▶ What needs to be done: Emit the data below verbatim, stripping out any pictures.

*** Data shown ***

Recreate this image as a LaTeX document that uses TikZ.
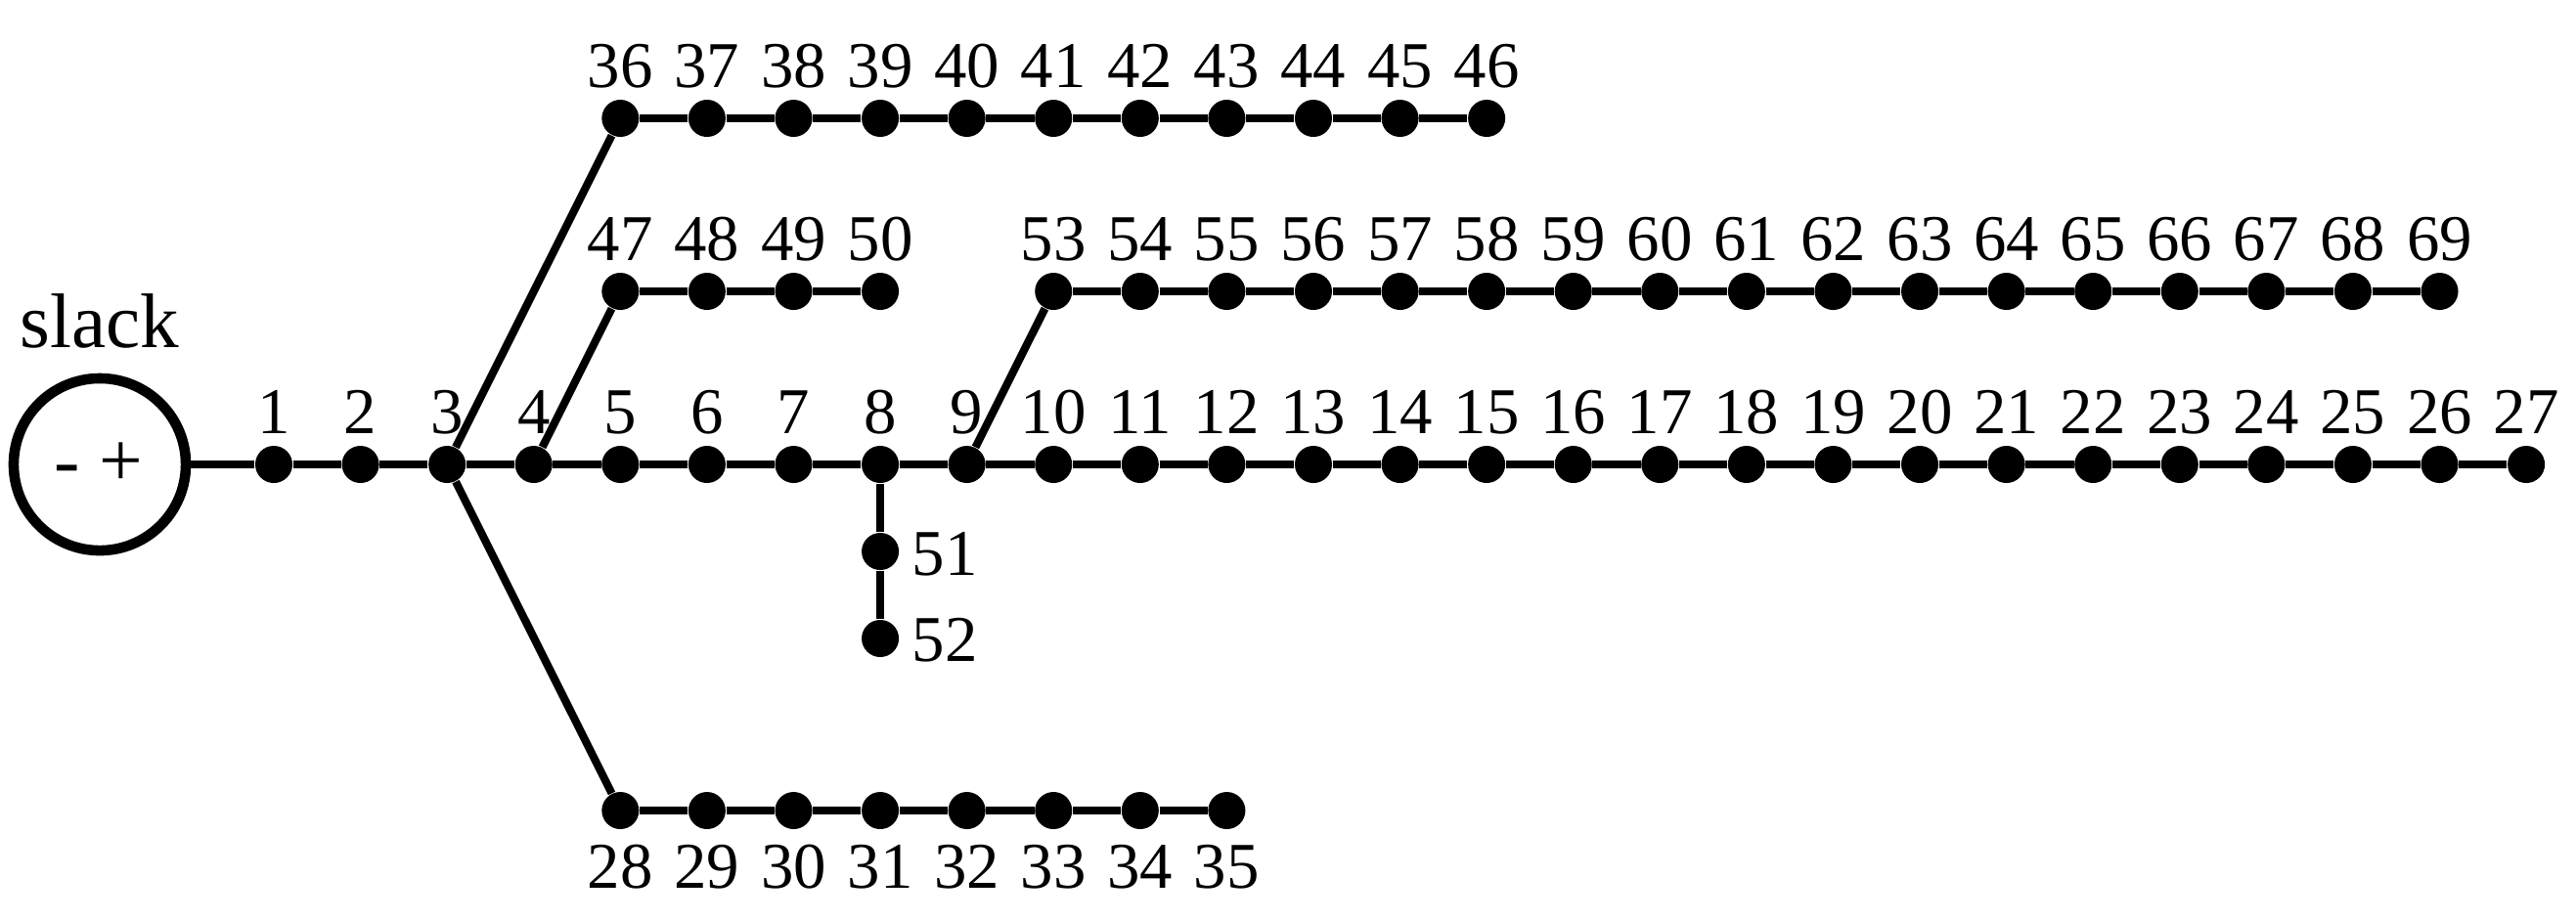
\documentclass[tikz,border=0pt]{standalone}
\usepackage{fontspec}
\setmainfont{Liberation Serif}
\begin{document}
\begin{tikzpicture}[x=0.01cm,y=0.01cm,
  bus/.style={circle,fill=black,inner sep=0pt,minimum size=0.38cm},
  lbl/.style={font=\fontsize{19}{21}\selectfont,inner sep=0pt},
  big/.style={font=\fontsize{22.5}{25}\selectfont,inner sep=0pt},
  wire/.style={line width=2.3pt},
  src/.style={circle,draw,line width=3pt,minimum size=1.76cm,inner sep=0pt}]
\useasboundingbox (0,0) rectangle (2634,-941);
% source
\node[src] (slack) at (102,-475) {};
\node[big] (plusminus) at (101,-475) {-\ +};
\node[big,anchor=base] (slacklbl) at (102,-355) {slack};
% main feeder 1..27
\foreach \k in {1,...,27} {
  \pgfmathsetmacro\xx{280+(\k-1)*88.58}
  \node[bus] (n\k) at (\xx,-475) {};
  \node[lbl,anchor=base] (t\k) at (\xx,-443) {\k};
}
% lateral 28..35
\foreach \k in {28,...,35} {
  \pgfmathsetmacro\xx{280+(\k-24)*88.58}
  \node[bus] (n\k) at (\xx,-829) {};
  \node[lbl,anchor=base] (t\k) at (\xx,-908) {\k};
}
% lateral 36..46
\foreach \k in {36,...,46} {
  \pgfmathsetmacro\xx{280+(\k-32)*88.58}
  \node[bus] (n\k) at (\xx,-121) {};
  \node[lbl,anchor=base] (t\k) at (\xx,-89) {\k};
}
% lateral 47..50
\foreach \k in {47,...,50} {
  \pgfmathsetmacro\xx{280+(\k-43)*88.58}
  \node[bus] (n\k) at (\xx,-298) {};
  \node[lbl,anchor=base] (t\k) at (\xx,-266) {\k};
}
% lateral 53..69
\foreach \k in {53,...,69} {
  \pgfmathsetmacro\xx{280+(\k-44)*88.58}
  \node[bus] (n\k) at (\xx,-298) {};
  \node[lbl,anchor=base] (t\k) at (\xx,-266) {\k};
}
% lateral 51..52
\node[bus] (n51) at (900.06,-564) {};
\node[lbl,anchor=base west] (t51) at (932,-588) {51};
\node[bus] (n52) at (900.06,-653) {};
\node[lbl,anchor=base west] (t52) at (932,-676) {52};
% wires
\draw[wire] (slack.east) -- (n1);
\foreach \a [evaluate=\a as \b using int(\a+1)] in {1,...,26} \draw[wire] (n\a) -- (n\b);
\foreach \a [evaluate=\a as \b using int(\a+1)] in {28,...,34} \draw[wire] (n\a) -- (n\b);
\foreach \a [evaluate=\a as \b using int(\a+1)] in {36,...,45} \draw[wire] (n\a) -- (n\b);
\foreach \a [evaluate=\a as \b using int(\a+1)] in {47,...,49} \draw[wire] (n\a) -- (n\b);
\foreach \a [evaluate=\a as \b using int(\a+1)] in {53,...,68} \draw[wire] (n\a) -- (n\b);
\draw[wire] (n3) -- (n28);
\draw[wire] (n3) -- (n36);
\draw[wire] (n4) -- (n47);
\draw[wire] (n9) -- (n53);
\draw[wire] (n8) -- (n51) -- (n52);
\end{tikzpicture}
\end{document}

***

▶ Final result:
Recreate this image as a LaTeX document that uses TikZ.
\documentclass[tikz,border=0pt]{standalone}
\usepackage{fontspec}
\setmainfont{Liberation Serif}
\begin{document}
\begin{tikzpicture}[x=0.01cm,y=0.01cm,
  bus/.style={circle,fill=black,inner sep=0pt,minimum size=0.38cm},
  lbl/.style={font=\fontsize{19}{21}\selectfont,inner sep=0pt},
  big/.style={font=\fontsize{22.5}{25}\selectfont,inner sep=0pt},
  wire/.style={line width=2.3pt},
  src/.style={circle,draw,line width=3pt,minimum size=1.76cm,inner sep=0pt}]
\useasboundingbox (0,0) rectangle (2634,-941);
% source
\node[src] (slack) at (102,-475) {};
\node[big] (plusminus) at (101,-475) {-\ +};
\node[big,anchor=base] (slacklbl) at (102,-355) {slack};
% main feeder 1..27
\foreach \k in {1,...,27} {
  \pgfmathsetmacro\xx{280+(\k-1)*88.58}
  \node[bus] (n\k) at (\xx,-475) {};
  \node[lbl,anchor=base] (t\k) at (\xx,-443) {\k};
}
% lateral 28..35
\foreach \k in {28,...,35} {
  \pgfmathsetmacro\xx{280+(\k-24)*88.58}
  \node[bus] (n\k) at (\xx,-829) {};
  \node[lbl,anchor=base] (t\k) at (\xx,-908) {\k};
}
% lateral 36..46
\foreach \k in {36,...,46} {
  \pgfmathsetmacro\xx{280+(\k-32)*88.58}
  \node[bus] (n\k) at (\xx,-121) {};
  \node[lbl,anchor=base] (t\k) at (\xx,-89) {\k};
}
% lateral 47..50
\foreach \k in {47,...,50} {
  \pgfmathsetmacro\xx{280+(\k-43)*88.58}
  \node[bus] (n\k) at (\xx,-298) {};
  \node[lbl,anchor=base] (t\k) at (\xx,-266) {\k};
}
% lateral 53..69
\foreach \k in {53,...,69} {
  \pgfmathsetmacro\xx{280+(\k-44)*88.58}
  \node[bus] (n\k) at (\xx,-298) {};
  \node[lbl,anchor=base] (t\k) at (\xx,-266) {\k};
}
% lateral 51..52
\node[bus] (n51) at (900.06,-564) {};
\node[lbl,anchor=base west] (t51) at (932,-588) {51};
\node[bus] (n52) at (900.06,-653) {};
\node[lbl,anchor=base west] (t52) at (932,-676) {52};
% wires
\draw[wire] (slack.east) -- (n1);
\foreach \a [evaluate=\a as \b using int(\a+1)] in {1,...,26} \draw[wire] (n\a) -- (n\b);
\foreach \a [evaluate=\a as \b using int(\a+1)] in {28,...,34} \draw[wire] (n\a) -- (n\b);
\foreach \a [evaluate=\a as \b using int(\a+1)] in {36,...,45} \draw[wire] (n\a) -- (n\b);
\foreach \a [evaluate=\a as \b using int(\a+1)] in {47,...,49} \draw[wire] (n\a) -- (n\b);
\foreach \a [evaluate=\a as \b using int(\a+1)] in {53,...,68} \draw[wire] (n\a) -- (n\b);
\draw[wire] (n3) -- (n28);
\draw[wire] (n3) -- (n36);
\draw[wire] (n4) -- (n47);
\draw[wire] (n9) -- (n53);
\draw[wire] (n8) -- (n51) -- (n52);
\end{tikzpicture}
\end{document}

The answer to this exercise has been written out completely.